Fraud Identification Training - Case Studies

CASE STUDY 21

THE AMORTIZING DEBT

Situation: This rural North Carolina bank has total assets of $125 million and is rated a composite “2”. President Gerald Bixby dominates bank policy even though he and his brother Harold, both of whom are Directors, each own 50% of the bank stock. The Board consists of the two brothers, their spouses, the Cashier (unrelated) and two outside directors. Shortly after the last FDIC examination two years ago, President Bixby’s only son and son-in-law jointly formed a livestock feeding operation. On 7-1-X7, the bank loaned $450M for this venture and the proceeds were used to construct feeding facilities. President Bixby’s son and son-in-law each incurred one half of the debt personally. The loans are at 8% and fully amortize with seven annual payments. Payments are due each July 1 st . Examiners included the credit lines in the loan sampling for the current examination. Based upon their review of the ALERT (Automated Loan Examination Report Tool) line sheets, the examiners determined the loans were properly structured; however, through their review of the credit files, the examiners learned that the operation has been heavily leveraged and without adequate working capital since formation. A 12-31-X9 financial statement shows total liabilities of $700M over net worth of $70M. The operating statements and tax returns documented in the credit files illustrate that the operation does not have sufficient cash flow to service the debt.

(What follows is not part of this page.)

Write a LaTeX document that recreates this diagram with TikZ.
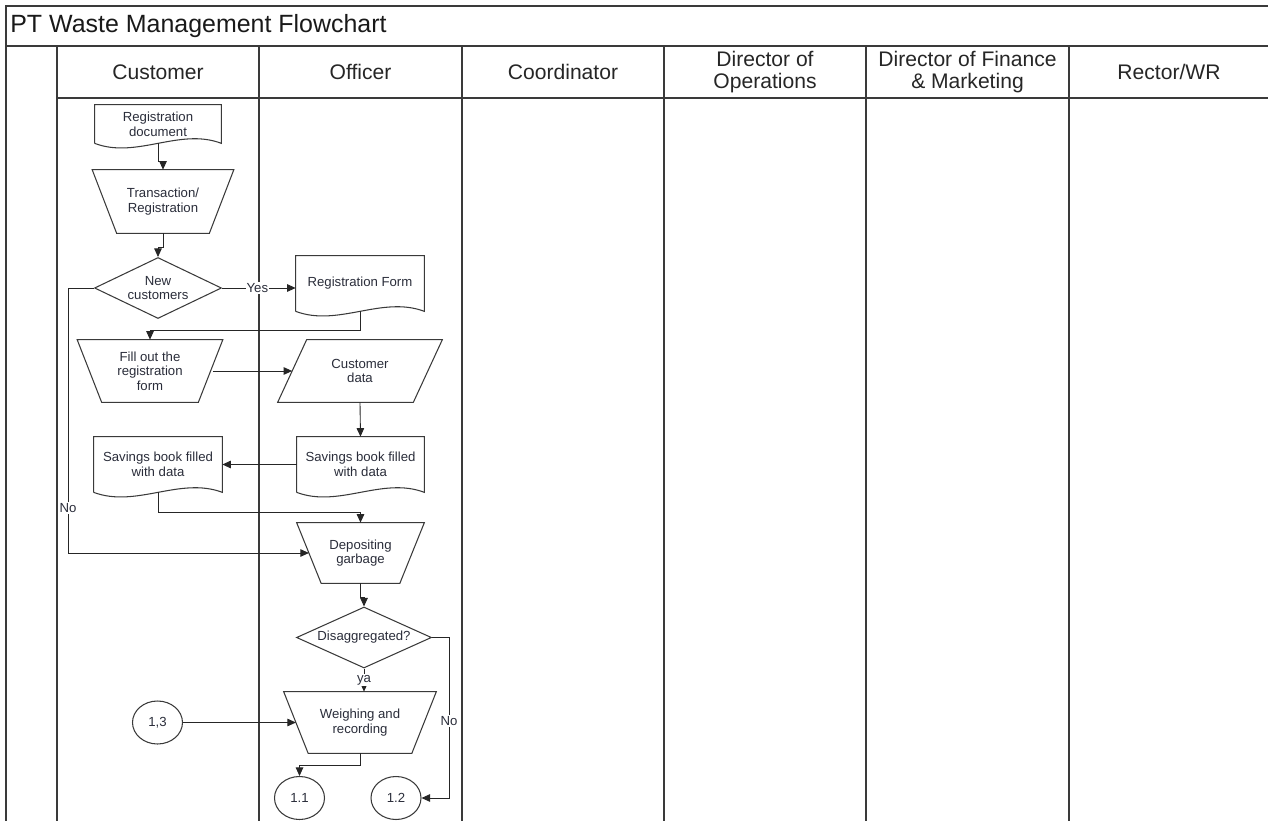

But the file commentary written each year after the annual review by President Bixby states, and loan payment histories demonstrate, that the debt has amortized according to the loan terms since inception. During the examination, President Bixby stated he wants his son to replace one of the outside directors. Reportedly, outside Director Dwight Washburn resigned from the Board last month after a falling out with President Bixby. Supposedly, Director Washburn wanted to tighten lending standards, while President Bixby wanted to expand into credit card lending and begin purchasing loan participations from the correspondent bank. Bank dividends totaled $200M for the year. During a review of President Bixby’s personal checking account, as part of the audit, examiners saw a $100M credit on 7-2-X9. There were also two debits each for $43,216 on 6-30-X9.